Tuesday, March 29, 2011

Huckleberry Finn page 233-275

         The dauphin, who appears onstage wearing nothing aside from body paint and some “wild” accoutrements, has the audience howling with laughter. But the crowd nearly attacks the duke and the dauphin when they end the show after only a brief performance. The people in the crowd, embarrassed at having been ripped off, decide to protect their honor by making certain that everyone in the town gets ripped off. After the performance, they tell everyone else in town that the play was wonderful. The second night, therefore, also brings a capacity crowd. As the duke has anticipated, the crowd on the third night consists of the two previous nights’ audiences coming to get their revenge.
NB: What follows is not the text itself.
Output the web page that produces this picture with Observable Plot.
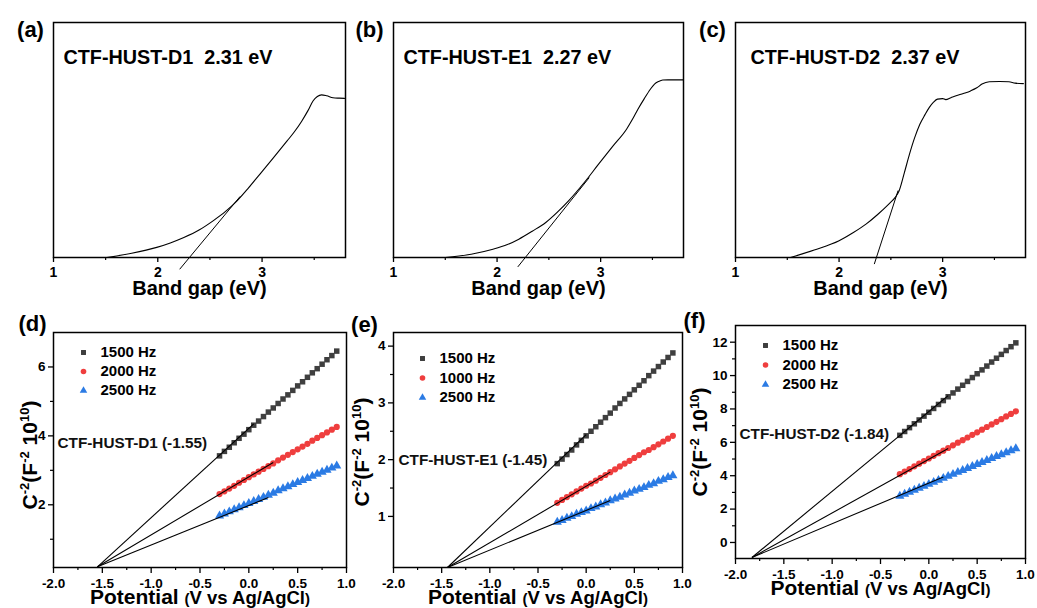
<!DOCTYPE html>
<html><head><meta charset="utf-8">
<script src="https://cdn.jsdelivr.net/npm/d3@7"></script>
<script src="https://cdn.jsdelivr.net/npm/@observablehq/plot@0.6"></script>
<style>
body{margin:0;background:#fff;}
#fig{position:relative;width:1037px;height:608px;overflow:hidden;background:#fff;}
#fig svg{position:absolute;}
</style></head><body><div id="fig"></div>
<script>
// ---------- Top row: band gap (Tauc) curves ----------
const aEnergy = [1.51, 1.75, 1.99, 2.12, 2.25, 2.40, 2.53, 2.65, 2.76, 2.87, 2.98, 3.11, 3.24, 3.31, 3.38, 3.44, 3.49, 3.53, 3.57, 3.62, 3.68, 3.74, 3.79];
const aAbs    = [0.000, 0.018, 0.043, 0.062, 0.085, 0.118, 0.156, 0.196, 0.241, 0.296, 0.355, 0.425, 0.496, 0.535, 0.580, 0.625, 0.667, 0.685, 0.692, 0.688, 0.680, 0.678, 0.677];
const aTanE = [2.21, 2.79];
const aTanA = [-0.05, 0.26];

const bEnergy = [1.50, 1.75, 1.96, 2.10, 2.21, 2.34, 2.47, 2.58, 2.69, 2.84, 2.98, 3.12, 3.25, 3.31, 3.36, 3.42, 3.48, 3.52, 3.56, 3.60, 3.65, 3.72, 3.80];
const bAbs    = [0.000, 0.014, 0.035, 0.055, 0.078, 0.112, 0.149, 0.192, 0.241, 0.318, 0.397, 0.475, 0.546, 0.590, 0.631, 0.675, 0.716, 0.738, 0.749, 0.755, 0.756, 0.756, 0.756];
const bTanE = [2.20, 2.89];
const bTanA = [-0.04, 0.34];

const cEnergy = [1.53, 1.76, 2.00, 2.13, 2.26, 2.37, 2.48, 2.54, 2.58, 2.63, 2.68, 2.73, 2.78, 2.83, 2.87, 2.91, 2.95, 3.00, 3.03, 3.08, 3.13, 3.20, 3.27, 3.33, 3.38, 3.45, 3.55, 3.64, 3.70, 3.78];
const cAbs    = [0.000, 0.032, 0.071, 0.104, 0.142, 0.182, 0.227, 0.255, 0.284, 0.360, 0.440, 0.510, 0.567, 0.608, 0.638, 0.660, 0.674, 0.676, 0.672, 0.680, 0.688, 0.698, 0.709, 0.722, 0.738, 0.748, 0.749, 0.748, 0.742, 0.740];
const cTanE = [2.34, 2.57];
const cTanA = [-0.028, 0.285];

const uvTicks = [1, 2, 3];
const uvMinor = [1.5, 2.5, 3.5];

// ---------- Bottom row: Mott-Schottky ----------
const potential = [-0.30, -0.25, -0.20, -0.15, -0.10, -0.05, 0.00, 0.05, 0.10, 0.15, 0.20, 0.25, 0.30, 0.35, 0.40, 0.45, 0.50, 0.55, 0.60, 0.65, 0.70, 0.75, 0.80, 0.85, 0.90];

const dFreq = ["1500 Hz", "2000 Hz", "2500 Hz"];
const d1500 = [3.42, 3.55, 3.67, 3.80, 3.93, 4.05, 4.18, 4.31, 4.43, 4.56, 4.69, 4.81, 4.94, 5.07, 5.19, 5.32, 5.45, 5.57, 5.70, 5.83, 5.95, 6.08, 6.21, 6.33, 6.46];
const d2000 = [2.31, 2.39, 2.47, 2.55, 2.64, 2.72, 2.80, 2.88, 2.96, 3.04, 3.12, 3.20, 3.29, 3.37, 3.45, 3.53, 3.61, 3.69, 3.77, 3.86, 3.94, 4.02, 4.10, 4.18, 4.26];
const d2500 = [1.68, 1.74, 1.80, 1.86, 1.92, 1.98, 2.04, 2.10, 2.16, 2.22, 2.28, 2.34, 2.41, 2.47, 2.53, 2.59, 2.65, 2.71, 2.77, 2.83, 2.89, 2.95, 3.01, 3.07, 3.13];
const dFlatband = [-1.55, 0.20];
const dFitEndV = [0.05, 0.25, 0.20];
const dFitEndC = [4.35, 3.23, 2.21];
const dYTicks = [2, 4, 6];
const dYMinor = [1, 3, 5];

const eFreq = ["1500 Hz", "1000 Hz", "2500 Hz"];
const e1500 = [1.93, 2.01, 2.09, 2.17, 2.26, 2.34, 2.42, 2.50, 2.58, 2.66, 2.74, 2.82, 2.91, 2.99, 3.07, 3.15, 3.23, 3.31, 3.39, 3.48, 3.56, 3.64, 3.72, 3.80, 3.88];
const e1000 = [1.24, 1.29, 1.34, 1.39, 1.44, 1.49, 1.54, 1.58, 1.63, 1.68, 1.73, 1.78, 1.83, 1.88, 1.93, 1.98, 2.03, 2.08, 2.13, 2.17, 2.22, 2.27, 2.32, 2.37, 2.42];
const e2500 = [0.90, 0.93, 0.97, 1.00, 1.04, 1.07, 1.10, 1.14, 1.17, 1.21, 1.24, 1.28, 1.31, 1.34, 1.38, 1.41, 1.45, 1.48, 1.51, 1.55, 1.58, 1.62, 1.65, 1.69, 1.72];
const eFlatband = [-1.44, 0.10];
const eFitEndV = [0.00, 0.25, 0.25];
const eFitEndC = [2.44, 1.78, 1.28];
const eYTicks = [1, 2, 3, 4];
const eYMinor = [1.5, 2.5, 3.5];

const fFreq = ["1500 Hz", "2000 Hz", "2500 Hz"];
const f1500 = [6.42, 6.65, 6.88, 7.11, 7.34, 7.57, 7.80, 8.03, 8.27, 8.50, 8.73, 8.96, 9.19, 9.42, 9.65, 9.88, 10.11, 10.34, 10.57, 10.81, 11.04, 11.27, 11.50, 11.73, 11.96];
const f2000 = [4.09, 4.25, 4.40, 4.56, 4.72, 4.88, 5.03, 5.19, 5.35, 5.50, 5.66, 5.82, 5.98, 6.13, 6.29, 6.45, 6.60, 6.76, 6.92, 7.07, 7.23, 7.39, 7.55, 7.70, 7.86];
const f2500 = [2.78, 2.90, 3.02, 3.14, 3.26, 3.37, 3.49, 3.61, 3.73, 3.85, 3.97, 4.09, 4.21, 4.32, 4.44, 4.56, 4.68, 4.80, 4.92, 5.04, 5.16, 5.27, 5.39, 5.51, 5.63];
const fFlatband = [-1.83, -0.90];
const fFitEndV = [0.20, 0.20, 0.15];
const fFitEndC = [8.80, 5.63, 3.93];
const fYTicks = [0, 2, 4, 6, 8, 10, 12];
const fYMinor = [1, 3, 5, 7, 9, 11];

const msXTicks = [-2.0, -1.5, -1.0, -0.5, 0.0, 0.5, 1.0];
const msXMinor = [-1.75, -1.25, -0.75, -0.25, 0.25, 0.75];

// y-axis title pieces: [normal, superscript] pairs
const yTitleParts = [["C", "-2"], ["(F", "-2"], [" 10", "10"], [")", ""]];
// x-axis title pieces with their font sizes
const xTitleParts = [["Potential ", 21], ["(", 15], ["V vs Ag/AgCl", 18.5], [")", 15]];

// ---------- styling / layout ----------
const FONT = "'Liberation Sans', Arial, Helvetica, sans-serif";
const symbols = ["square", "circle", "triangle"];
const colors = ["#3f3f3f", "#ef3e3e", "#2b7be4"];
const ML = 70, MT = 40, MR = 12, MB = 48;
const fig = document.getElementById("fig");
const svgStyle = {background: "transparent", fontFamily: FONT, fontSize: "14px", fontWeight: "bold", color: "#000", overflow: "visible"};
const yTitle = yTitleParts.map(p => p.join("")).join("");
const xTitle = xTitleParts.map(p => p[0]).join("");

function mount(plot, fr) {
  plot.style.left = (fr.x0 - ML) + "px";
  plot.style.top = (fr.y0 - MT) + "px";
  const texts = d3.select(plot).selectAll("text");
  // y title with real superscripts
  texts.filter(function () { return this.textContent === yTitle; }).each(function () {
    const t = d3.select(this);
    t.text(null);
    let raised = false;
    yTitleParts.forEach(([n, s]) => {
      t.append("tspan").attr("dy", raised ? 8 : 0).text(n);
      raised = false;
      if (s) {
        t.append("tspan").attr("dy", -8).attr("font-size", 13).text(s);
        raised = true;
      }
    });
  });
  // x title with mixed sizes
  texts.filter(function () { return this.textContent === xTitle; }).each(function () {
    const t = d3.select(this);
    t.text(null);
    xTitleParts.forEach(([s, size]) => t.append("tspan").attr("font-size", size).text(s));
  });
  fig.appendChild(plot);
}

function label(str, opts) {
  return Plot.text([str], {text: d => d, textAnchor: "middle", lineAnchor: "middle", fontWeight: "bold", ...opts});
}

function uvPanel(fr, E, A, tanE, tanA, title, titleDx, tag, tagDx) {
  const rows = E.map((e, i) => ({e, a: A[i]}));
  return Plot.plot({
    width: fr.x1 - fr.x0 + ML + MR, height: fr.y1 - fr.y0 + MT + MB,
    marginLeft: ML, marginRight: MR, marginTop: MT, marginBottom: MB,
    style: svgStyle,
    x: {domain: [1, 3.8], label: null},
    y: {domain: [0, 1], axis: null, label: null},
    marks: [
      Plot.axisX(uvTicks, {tickSize: 5, text: null, label: null, strokeWidth: 1.3}),
      Plot.axisX(uvMinor, {tickSize: 3, text: null, label: null, strokeWidth: 1.2}),
      Plot.text(uvTicks, {x: d => d, text: d => String(d), frameAnchor: "bottom", dy: 15, lineAnchor: "middle", fontSize: 14, fontWeight: "bold"}),
      Plot.line(rows, {x: "e", y: "a", stroke: "#000", strokeWidth: 1.1, curve: "monotone-x"}),
      Plot.link([0], {x1: () => tanE[0], y1: () => tanA[0], x2: () => tanE[1], y2: () => tanA[1], stroke: "#000", strokeWidth: 1}),
      Plot.frame({stroke: "#000", strokeWidth: 1.5}),
      label(title, {frameAnchor: "top-left", dx: titleDx, dy: 35, textAnchor: "start", fontSize: 19.8}),
      label(tag, {frameAnchor: "top-left", dx: tagDx, dy: 7, fontSize: 22}),
      label("Band gap (eV)", {frameAnchor: "bottom", dy: 31, fontSize: 20})
    ]
  });
}

function msPanel(fr, yDomain, yTicks, yMinor, seriesVals, freqs, flat, endV, endC,
                 annot, annotDx, annotDy, legDx, legDy, legGap, tag, tagDx, tagDy, ylabDx, ylabDy) {
  const marks = [
    Plot.axisX(msXTicks, {tickSize: 6, text: null, label: null, strokeWidth: 1.3}),
    Plot.axisX(msXMinor, {tickSize: 3, text: null, label: null, strokeWidth: 1.2}),
    Plot.axisY(yTicks, {tickSize: 5, text: null, label: null, strokeWidth: 1.3}),
    Plot.axisY(yMinor, {tickSize: 3, text: null, label: null, strokeWidth: 1.2}),
    Plot.text(msXTicks, {x: d => d, text: d => d.toFixed(1), frameAnchor: "bottom", dy: 16.5, lineAnchor: "middle", fontSize: 13.5, fontWeight: "bold"}),
    Plot.text(yTicks, {y: d => d, text: d => String(d), frameAnchor: "left", dx: -8, textAnchor: "end", lineAnchor: "middle", fontSize: 13.5, fontWeight: "bold"})
  ];
  seriesVals.forEach((vals, s) => {
    const rows = potential.map((p, i) => ({p, c: vals[i]}));
    marks.push(Plot.dot(rows, {x: "p", y: "c", symbol: symbols[s], fill: colors[s], r: s === 2 ? 3.4 : 3.1, stroke: "none"}));
  });
  marks.push(Plot.link([0, 1, 2], {x1: () => flat[0], y1: () => flat[1], x2: i => endV[i], y2: i => endC[i], stroke: "#000", strokeWidth: 1.1}));
  marks.push(Plot.frame({stroke: "#000", strokeWidth: 1.5}));
  freqs.forEach((f, s) => {
    marks.push(Plot.dot([f], {frameAnchor: "top-left", dx: legDx, dy: legDy + s * legGap, symbol: symbols[s], fill: colors[s], r: 2.8}));
    marks.push(label(f, {frameAnchor: "top-left", dx: legDx + 17, dy: legDy + s * legGap, textAnchor: "start", fontSize: 15}));
  });
  marks.push(label(annot, {frameAnchor: "top-left", dx: annotDx, dy: annotDy, textAnchor: "start", fontSize: 15.3, fill: "#111"}));
  marks.push(label(tag, {frameAnchor: "top-left", dx: tagDx, dy: tagDy, fontSize: 22}));
  marks.push(label(xTitle, {frameAnchor: "bottom", dy: 30, fontSize: 20}));
  marks.push(label(yTitle, {frameAnchor: "left", dx: ylabDx, dy: ylabDy, rotate: -90, fontSize: 21}));
  return Plot.plot({
    width: fr.x1 - fr.x0 + ML + MR, height: fr.y1 - fr.y0 + MT + MB,
    marginLeft: ML, marginRight: MR, marginTop: MT, marginBottom: MB,
    style: svgStyle,
    x: {domain: [-2, 1], label: null},
    y: {domain: yDomain, label: null},
    marks
  });
}

const frA = {x0: 53, x1: 345, y0: 22, y1: 257};
const frB = {x0: 393, x1: 683, y0: 22, y1: 257};
const frC = {x0: 735, x1: 1025, y0: 22, y1: 257};
const frD = {x0: 53, x1: 346, y0: 332, y1: 567};
const frE = {x0: 393, x1: 682, y0: 332, y1: 567};
const frF = {x0: 735, x1: 1025, y0: 325, y1: 558};

mount(uvPanel(frA, aEnergy, aAbs, aTanE, aTanA, "CTF-HUST-D1  2.31 eV", 10, "(a)", -23), frA);
mount(uvPanel(frB, bEnergy, bAbs, bTanE, bTanA, "CTF-HUST-E1  2.27 eV", 10, "(b)", -24), frB);
mount(uvPanel(frC, cEnergy, cAbs, cTanE, cTanA, "CTF-HUST-D2  2.37 eV", 15, "(c)", -23), frC);

mount(msPanel(frD, [0.18, 7.0], dYTicks, dYMinor, [d1500, d2000, d2500], dFreq, dFlatband, dFitEndV, dFitEndC,
  "CTF-HUST-D1 (-1.55)", 4, 111, 30, 20, 19, "(d)", -21, -9, -23, 5), frD);
mount(msPanel(frE, [0.1, 4.24], eYTicks, eYMinor, [e1500, e1000, e2500], eFreq, eFlatband, eFitEndV, eFitEndC,
  "CTF-HUST-E1 (-1.45)", 5, 128, 29, 26, 19.5, "(e)", -29, -8, -31, 2), frE);
mount(msPanel(frF, [-0.96, 13.0], fYTicks, fYMinor, [f1500, f2000, f2500], fFreq, fFlatband, fFitEndV, fFitEndC,
  "CTF-HUST-D2 (-1.84)", 4, 109, 30, 20, 19.5, "(f)", -41, -5, -35, 0), frF);
</script>
</body></html>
Huck and the duke make a getaway to the raft before the show starts. They have earned $465 in three nights. As the duke and the dauphin tie up the raft to work over another town, Jim complains about having to wait. The dauphin encounters a talkative young man who tells him about a recently deceased local man, Peter Wilks. Arriving in Wilks’s hometown, the duke and the dauphin ask for Wilks and feign anguish when told of his death. The dauphin even makes strange hand gestures to the duke, feigning sign language. A crowd gathers before the Wilks home to watch Wilks’s three nieces tearfully greet the duke and the dauphin, whom they believe to be their English uncles.  The letter Wilks has left behind bequeaths the house and $3,000 to his nieces. His brothers stand to inherit another $3,000, along with more than double that amount in real estate. After finding Wilks’s money in the basement, where the letter had said it would be, the duke and the dauphin privately count the money. They add $415 of their own money when they discover that the stash comes up short of the letter’s promised $6,000. Then, they hand all the money over to the Wilks sisters in a great show before a crowd of townspeople. The dauphin arranges to stay in the Wilks house. Huck has supper with Joanna. Huck feels terrible about letting such sweet women be swindled and resolves to get them their money back.

          I thought that it was nice how Huck was able to return the money back to the Wilks family so that the con men did not get it. I was also surprised with the money that the two men had earned from doing plays in front of crowds. I also wonder why the townspeople would not confront the duke, and dauphin about ripping them off about the play, instead of buying another ticket just to get revenge during the play.